Yayoi Kusama  For Kusama, an exceptional colourist, pink is a vital part of her palette. She has appeared in pink garments and wigs, imprinting the colour onto both her work and her public image. A Chat in the Universe (2010), an early piece from the My Eternal Soul series (2009–2021), features luminous red dots floating in a vivid pink void bordered by black organic fringes. Abstraction and figuration, the inner world and cosmic scale are gently interwoven. Untitled (1980), a cosmetic box filled with combs and mirrors and covered entirely with pink protrusions belongs to her Accumulation series, which visualizes and attempts to confront obsessive fears around death and sexuality. The pink here radiates a bright, almost mischievous energy, transforming dread into exuberance. This method of envelopment extends even to a small Marshall amplifier, where iconic branding meets Kusama’s polka dots to heighten its pop allure.

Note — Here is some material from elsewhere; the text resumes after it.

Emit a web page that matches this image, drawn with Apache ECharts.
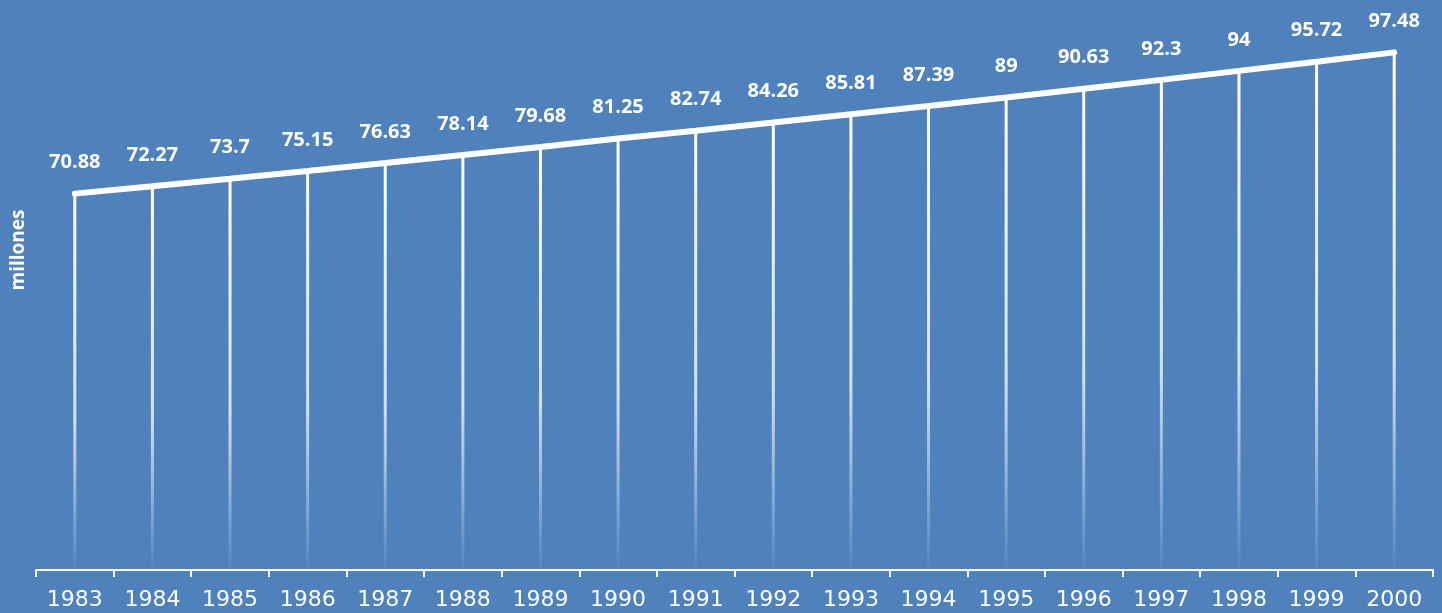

Maria Farrar  Maria Farrar translates emotions drawn from her multicultural background and everyday life into vivid colors and expressive brushwork. For her, painting is a way to give form to thoughts and feelings that cannot be contained within her body or mind, moving seamlessly between figuration and abstraction to explore both the darkness and sweetness inherent in human existence. While her work has sometimes been labeled as ‘too feminine,’ Farrar embraces femininity as an essential part of her artistic language rather than suppressing it. At the same time, she approaches motifs traditionally associated with femininity—ribbons, sweets, and the like—with a measured, observational gaze, incorporating the dynamics of looking—including echoes of the male gaze—into her compositions. Rich color palettes, recurring motifs, memories of Asia, and the subtle tensions of daily life in London converge in her paintings, which consistently emerge as natural, unforced expressions of the self.

Ming Wong  Video and performance artist Min Wong explores themes of authenticity, otherness, and gender through the reenactment and reinterpretation of world cinema and popular culture. In this work, first presented in his 2019 solo exhibition 'Fake Daughter's Secret Room of Shame' at project space ASAKUSA, Wong appears as a fictional porn actress. Wong draws on the visual language of Japan’s 1960s pink films—independently produced erotic cinema—and the later Nikkatsu Roman Porno series, combining these references with the production methods of contemporary digital video. The result is a cross-temporal reenactment that links different eras and media. Designed for viewing on a smartphone, the work reflects how images of desire, pleasure, and secrecy have migrated over time—from the cinema, to home video, and now to online platforms. Wong, a male artist, performing the role of a female objectified by male desire, queers the hegemonic gaze embedded in pink film. At the same time, the work gestures toward the rise of cross-dressing expression circulating in Asian subcultures since the 2010s, including Japan’s otokonoko (男の娘) and the Chinese term wei niang (偽娘).

Masanori Handa  The overpass pillars were far taller than I had imagined. | The tide had already risen. | When I returned to myself, I realized that although I thought I had been walking on the road, | I was looking up from beneath the sea.

Masanori Handa’s diptych Whales (2021) was inspired by the artist’s firsthand experience of a whale washed ashore near his home. The composition places a coastline on the left, an empty road at the center, and a solitary figure standing in the sea on the right, with a cone depicted like a moon in the upper left. Encountering the fourteen-meter whale, Handa sensed its immense scale and a “time of its own,” unlike human perception. Many people gathered around the whale, a scene that felt almost timeless to him. Observing the crowd from a distance, he experienced a sense of solitude, which he embodied in the lone figure—also echoing the whale itself. The vivid pink mark the dramatic yet quiet moment when consciousness flips from the everyday (the road) to the otherworldly (the sea).